Lads at play
Beautiful Thing
“If you don’t, I’ll spread it around where you’ve slept every night this week,” the girl with the brassy attitude bellows.
“What?” the two boys ask in unison, taking a step back.
“You oughta watch yourselves around here. Walls paper thin—people hear things.”
“Nothing’s happened,” the older of the two protests.
“Oh really? Sharing the bed together? ‘Top to tail,’ your mum said. Very nice.”
“Nothing happened,” the other boy chimes in.
In the case of Jonathan Harvey’s Beautiful Thing, perhaps they doth protest too much.
The Lambda Players, Sacramento’s award-winning Gay and Lesbian theater company, attempted to obtain the rights to Beautiful Thing for over three years; now they close their 2001 season with one of the most loved modern gay works.
But director Marsha Swayze and her cast were surprised to find what is hailed as a “lighthearted comedy” and “an urban fairytale” was more intense than they initially thought.
“It’s not the show we thought we were going to do,” says actor Jonathan Charron, who plays 15-year-old Jamie. “When we first read the script, we thought it was a simple love story. Then, as we started rehearsing, we discovered this underlying emotional depth that’s not at first apparent.”
“It’s been a catharsis is many ways,” adds Jake Mickelson, who plays Ste—Jamie’s love interest and a boy who is routinely physically abused by his family. “While the characters we are playing are 15 and 16,” Mickelson says, “we’re a few years older; we’ve been through what they are going through and it stirs those emotions for us all.”
“While we want to be as authentic as possible to the British setting and the author’s vision, we can’t erase the fact that here we have a different way of looking at things and so does our audience,” says Swayze. “If we attempted to gloss over the more serious parts of the production, the magic that this play holds just wouldn’t work.”
The cast features a number of first-time performers—including British actress Linda Jarrett as Jamie’s mother, Sandra, who spends her nights trying to make life better for her family of two by working nights as hostess at a local pub.
“I was taking a workshop, and one of the women encouraged me to audition,” says Jarrett. “The only thing I know about the play was it was set in Britain and I was someone’s mother.”
“This has been a very challenging, demanding and emotional experience—for us all,” Jarrett adds. “Thankfully, the cast has been so supportive of one another and encouraging, even through the rough spots.”
Amber Lee joins the cast fresh from the CSUS production of Dracula to play Leah, the troublesome girl next door and Mama Cass addict.
"[Director Marsha Swayze] let us take the time to explore not only our characters but ourselves,” says Lee. “She let us take a moment to laugh if something is funny, or to be sad or whatever we are feeling in regard to what’s happening.”
Rounding out the cast is Victor Saldana as Tony, Sandra’s neo-hippie beau; he transitions from City Theatre’s The Importance of Being Earnest. “It’s been a growing experience for me as an actor watching each member of the cast bring some small part of themselves to their roles.

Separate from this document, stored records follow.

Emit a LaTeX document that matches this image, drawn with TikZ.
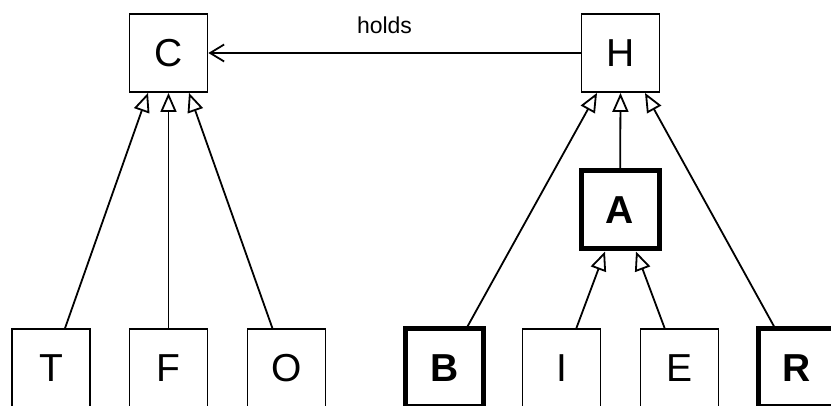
\documentclass[tikz,border=0pt]{standalone}
\usepackage{fontspec}
\setmainfont{Liberation Sans}
\usetikzlibrary{arrows.meta}
\begin{document}
\begin{tikzpicture}[x=1pt,y=-1pt,
  cls/.style={draw, line width=1.8pt, minimum size=78pt, inner sep=0pt,
    font=\fontsize{39}{42}\selectfont},
  heavy/.style={cls, line width=5pt, font=\fontsize{39}{42}\selectfont\bfseries},
  gen/.style={line width=1.8pt, -{Triangle[open, length=19pt, width=16pt, line width=1.8pt]}},
  assoc/.style={line width=1.8pt, -{Straight Barb[length=14pt, width=17pt, line width=1.8pt]}}]
\useasboundingbox (0,0) rectangle (831,406);
\begin{scope}
\clip (0,0) rectangle (831,406);
\node[cls] (C) at (168.5,53) {C};
\node[cls] (H) at (620.5,53) {H};
\node[heavy] (A) at (620,210) {A};
\node[cls] (T) at (51,368) {T};
\node[cls] (F) at (168.5,368) {F};
\node[cls] (O) at (286.5,368) {O};
\node[heavy] (B) at (444.5,368) {B};
\node[cls] (I) at (561.5,368) {I};
\node[cls] (E) at (679.5,368) {E};
\node[heavy] (R) at (797,368) {R};
\draw[gen] (T) -- ([xshift=-20.5pt]C.south);
\draw[gen] (F) -- (C.south);
\draw[gen] (O) -- ([xshift=20.5pt]C.south);
\draw[gen] (B) -- ([xshift=-23.5pt]H.south);
\draw[gen] (A) -- (H.south);
\draw[gen] (R) -- ([xshift=24.5pt]H.south);
\draw[gen] (I) -- ([xshift=-15pt]A.south);
\draw[gen] (E) -- ([xshift=16pt]A.south);
\draw[assoc] (H) -- node[above=15pt, xshift=-10pt, font=\fontsize{23}{26}\selectfont] (lbl) {holds} (C);
\end{scope}
\end{tikzpicture}
\end{document}
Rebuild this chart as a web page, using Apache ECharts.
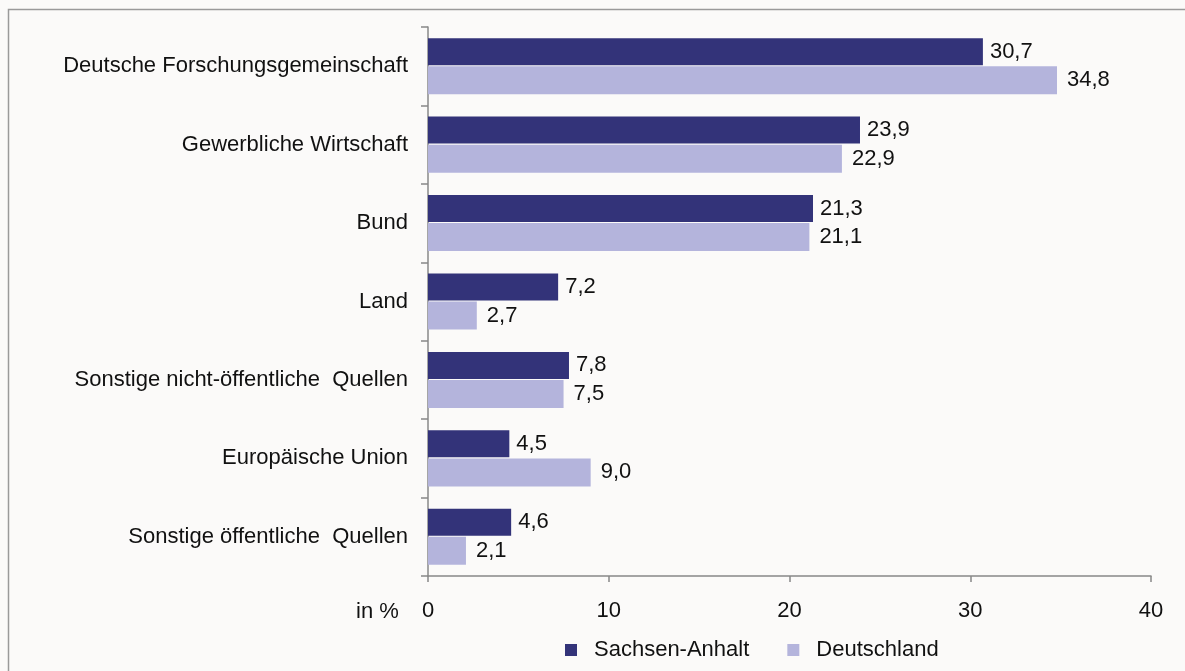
<!DOCTYPE html>
<html>
<head>
<meta charset="utf-8">
<script src="https://cdn.jsdelivr.net/npm/echarts@6/dist/echarts.min.js"></script>
<style>
  html, body { margin: 0; padding: 0; background: #fbfaf9; }
  #chart { width: 1185px; height: 671px; }
</style>
</head>
<body>
<div id="chart"></div>
<script>
// Daten
const kategorien = [
    "Deutsche Forschungsgemeinschaft",
    "Gewerbliche Wirtschaft",
    "Bund",
    "Land",
    "Sonstige nicht-öffentliche  Quellen",
    "Europäische Union",
    "Sonstige öffentliche  Quellen"
];
const sachsenAnhalt = [30.7, 23.9, 21.3, 7.2, 7.8, 4.5, 4.6];
const deutschland = [34.8, 22.9, 21.1, 2.7, 7.5, 9.0, 2.1];
const achsenTicks = [0, 10, 20, 30, 40];

const schrift = "Liberation Sans, Arial, sans-serif";
const groesse = 22;
const fmt = (p) => p.value.toFixed(1).replace(".", ",");

const getOption = () => ({
    backgroundColor: "#fbfaf9",
    textStyle: { fontFamily: schrift },
    graphic: [
        {
            type: "rect",
            shape: { x: 8.5, y: 9.5, width: 1200, height: 700 },
            style: { fill: "none", stroke: "#9a9a9a", lineWidth: 1.5 },
            silent: true
        },
        {
            type: "text",
            left: 356,
            top: 601,
            style: { text: "in %", fontSize: groesse, fill: "#111", fontFamily: schrift }
        }
    ],
    legend: {
        top: 634,
        left: 560,
        itemWidth: 12,
        itemHeight: 12,
        itemGap: 38,
        icon: "rect",
        textStyle: { fontSize: groesse, color: "#111", fontFamily: schrift, padding: [0, 0, 0, 12] },
        data: ["Sachsen-Anhalt", "Deutschland"]
    },
    grid: {
        left: 428,
        right: 34,
        top: 27,
        bottom: 95,
        containLabel: false
    },
    xAxis: {
        type: "value",
        min: achsenTicks[0],
        max: achsenTicks[achsenTicks.length - 1],
        interval: 10,
        splitLine: { show: false },
        axisLine: { show: true, lineStyle: { color: "#888", width: 1.5 } },
        axisTick: { show: true, length: 6, inside: false, lineStyle: { color: "#888", width: 1.5 } },
        axisLabel: { fontSize: groesse, color: "#111", margin: 24, fontFamily: schrift }
    },
    yAxis: {
        type: "category",
        inverse: true,
        data: kategorien,
        axisLine: { show: true, lineStyle: { color: "#888", width: 1.5 } },
        axisTick: { show: true, length: 7, lineStyle: { color: "#888", width: 1.5 } },
        axisLabel: { fontSize: groesse, color: "#111", margin: 20, fontFamily: schrift }
    },
    series: [
        {
            name: "Sachsen-Anhalt",
            type: "bar",
            data: sachsenAnhalt,
            barWidth: 27,
            barGap: "4%",
            itemStyle: { color: "#333379" },
            label: { show: true, position: "right", distance: 7, fontSize: groesse, color: "#111", formatter: fmt, fontFamily: schrift }
        },
        {
            name: "Deutschland",
            type: "bar",
            data: deutschland,
            barWidth: 28,
            itemStyle: { color: "#b4b4dc" },
            label: { show: true, position: "right", distance: 10, fontSize: groesse, color: "#111", formatter: fmt, fontFamily: schrift }
        }
    ]
});

document.addEventListener("DOMContentLoaded", function() {
    const chart = echarts.init(document.getElementById("chart"));
    chart.setOption(getOption());
});
</script>
</body>
</html>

Regardless of whatever happens offstage, onstage everyone adds something special to a production.”
“I think one thing that makes this play so popular is that these are such great character roles," says Mickelson. "They aren’t the standard gay play clichés like drag queens or someone dying of AIDS—both of which I’ve played. These characters get to be young and fall in love. We should all be so lucky."